Odd. WGS Extract provides the buttons for sorting and indexing once a file is opened (if it is not already sorted and/or indexed). BUT, a CRAM has to be coordinate sorted to be created. So that cannot be the issue.
Nebula has always used the 1K Genome references. HS38D1, HS38DH, etc. It has varied over time. These are different than the HG38 reference; especially on the Y chromosome. WGS Extract identifies the reference from the header and reports it in the stats. People are very loose and even ignorant to the reference model issues. It is a problem that needs to be fixed in the BAM format. At least maybe requiring the M5 field at all times. See https://bit.ly/34CO0vj for more information.
As mentioned, SAMTOOLS does not require the reference for a CRAM to be specified. It will look up the M5 signature for each sequence in the EBI online database. A CRAM is required to have the signatures in the header. Specifying the correct reference model is a convenience and slight time and space saver. It can also be more accurate if a standard reference model was not used -- it is the signature for each sequence individually.

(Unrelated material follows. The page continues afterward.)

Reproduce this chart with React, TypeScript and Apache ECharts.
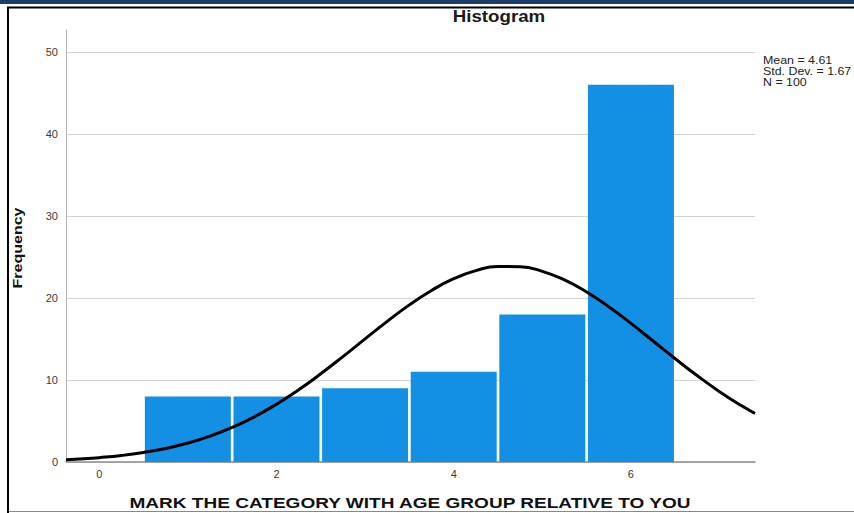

My gut feel is the CRAM files are corrupted. As SAMTOOLS is not correctly parsing them either. WGS Extract is using SAMTOOLS internally to parse CRAM files. 30x WGS CRAM / BAM files are very large and can be difficult to download correctly -- especially if using a slow, wireless link like over a mobile phone connection. (This is sometimes the only connection people have to their desktop. I have run into this many times trying to help people debug issues with WGS Extract and it trying to download files like reference genomes directly.) If you have SAMTOOLS installed, you should also have a program "htsfile". You may want to use that to more simply look at the file header and format. And see what it reports.
Note that CRAM is a very unique, specialized compression format. It is more susceptible to single-bit, small errors than other compression formats. This is because it is not just compressing a text file but transforming it before compressing. Some OS's (like Apple MacOS) try to uncompress files automatically so they can look internally at the content. Safari does this by default if it thinks it recognizes the format. And is a constant problem with downloading vcf.gz files that are actually compressed in BGZF format by BGZIP and not GZIP. The CRAM compression format should not be recognized but ....

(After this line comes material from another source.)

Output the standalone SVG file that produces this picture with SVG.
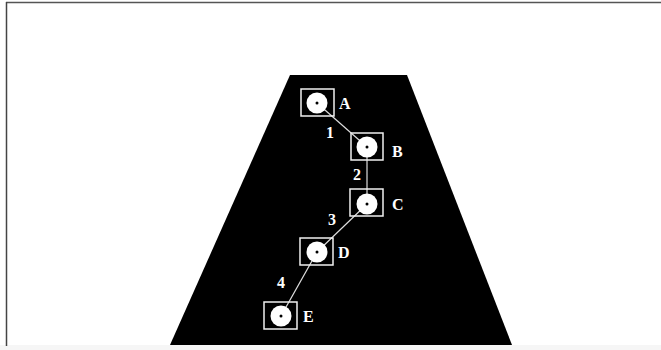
<svg xmlns="http://www.w3.org/2000/svg" width="661" height="350" viewBox="0 0 661 350">
<style>
.box{fill:none;stroke:#f0f0f0;stroke-width:1.5}
.disc{fill:#ffffff}
.dot{fill:#000000}
.lbl{font-family:"Liberation Serif","Times New Roman",serif;font-weight:bold;font-size:16px;fill:#ffffff}
.edge{stroke:#dddddd;stroke-width:1.2;fill:none}
</style>
<rect x="0" y="0" width="661" height="350" fill="#ffffff"/>
<rect x="0" y="345" width="661" height="5" fill="#f6f6f6"/>
<line x1="6" y1="2.5" x2="661" y2="2.5" stroke="#555555" stroke-width="1.5"/>
<line x1="6.5" y1="2" x2="6.5" y2="346" stroke="#444444" stroke-width="1.5"/>
<polygon id="road" points="290,75 407,75 512,345 170,345" fill="#000000"/>
<g id="connectors">
<line class="edge" x1="317" y1="103" x2="367" y2="147"/>
<line class="edge" x1="367" y1="147" x2="367" y2="204"/>
<line class="edge" x1="367" y1="204" x2="317" y2="252"/>
<line class="edge" x1="317" y1="252" x2="281" y2="316"/>
<text class="lbl" x="330" y="138" text-anchor="middle">1</text>
<text class="lbl" x="357" y="180" text-anchor="middle">2</text>
<text class="lbl" x="332" y="225" text-anchor="middle">3</text>
<text class="lbl" x="281" y="288" text-anchor="middle">4</text>
</g>
<g id="A">
<rect class="box" x="301" y="89" width="33" height="27"/>
<circle class="disc" cx="317" cy="103" r="10.5"/>
<circle class="dot" cx="317" cy="103" r="1.5"/>
<text class="lbl" x="339" y="109">A</text>
</g>
<g id="B">
<rect class="box" x="351" y="133" width="32" height="27"/>
<circle class="disc" cx="367" cy="147" r="10.5"/>
<circle class="dot" cx="367" cy="147" r="1.5"/>
<text class="lbl" x="392" y="157">B</text>
</g>
<g id="C">
<rect class="box" x="350" y="189" width="33" height="27"/>
<circle class="disc" cx="367" cy="204" r="10.5"/>
<circle class="dot" cx="367" cy="204" r="1.5"/>
<text class="lbl" x="392" y="210">C</text>
</g>
<g id="D">
<rect class="box" x="300" y="238" width="33" height="27"/>
<circle class="disc" cx="317" cy="252" r="10.5"/>
<circle class="dot" cx="317" cy="252" r="1.5"/>
<text class="lbl" x="338" y="258">D</text>
</g>
<g id="E">
<rect class="box" x="264" y="302" width="33" height="27"/>
<circle class="disc" cx="281" cy="316" r="10.5"/>
<circle class="dot" cx="281" cy="316" r="1.5"/>
<text class="lbl" x="303" y="322">E</text>
</g>
</svg>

It has been 20 months since your post but I would still be interested to understand if it was resolved and what the problem was.
Are you providing correct reference file?

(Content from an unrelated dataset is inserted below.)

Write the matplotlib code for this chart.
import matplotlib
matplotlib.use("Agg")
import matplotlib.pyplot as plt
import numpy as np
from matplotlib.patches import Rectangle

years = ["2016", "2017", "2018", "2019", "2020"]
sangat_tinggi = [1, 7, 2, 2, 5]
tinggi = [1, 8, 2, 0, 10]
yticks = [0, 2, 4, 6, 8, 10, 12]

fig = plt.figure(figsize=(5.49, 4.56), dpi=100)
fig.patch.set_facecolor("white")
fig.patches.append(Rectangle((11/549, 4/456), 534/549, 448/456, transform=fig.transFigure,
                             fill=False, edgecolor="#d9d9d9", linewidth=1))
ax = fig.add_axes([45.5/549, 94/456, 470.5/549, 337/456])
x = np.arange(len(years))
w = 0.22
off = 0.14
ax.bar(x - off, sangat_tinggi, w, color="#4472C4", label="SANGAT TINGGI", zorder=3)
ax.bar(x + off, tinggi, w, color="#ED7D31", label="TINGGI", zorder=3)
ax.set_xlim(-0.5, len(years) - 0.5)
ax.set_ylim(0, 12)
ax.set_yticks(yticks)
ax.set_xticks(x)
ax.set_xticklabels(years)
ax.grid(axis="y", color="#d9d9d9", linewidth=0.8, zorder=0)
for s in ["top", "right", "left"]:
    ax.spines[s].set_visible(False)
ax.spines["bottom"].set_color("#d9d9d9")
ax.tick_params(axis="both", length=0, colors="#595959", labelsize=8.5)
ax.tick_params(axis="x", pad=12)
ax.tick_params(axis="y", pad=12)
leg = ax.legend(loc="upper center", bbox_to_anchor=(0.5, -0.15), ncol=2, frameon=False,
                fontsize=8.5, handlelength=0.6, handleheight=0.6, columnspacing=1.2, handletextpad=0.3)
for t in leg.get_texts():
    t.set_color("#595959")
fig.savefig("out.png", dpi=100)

Thanks GenoMax I'm not providing any out of sheer ignorance.
I wouldn't even know what the correct reference fie would be, where I might get it, or how I might make samtools aware of it.
You will need to find out from Nebula which reference file they used to create the CRAM. Manipulations with CRAM file will need the reference. See: https://www.htslib.org/workflow/cram.html
Thanks GenoMax, much obliged, I shall see what they have to say about it.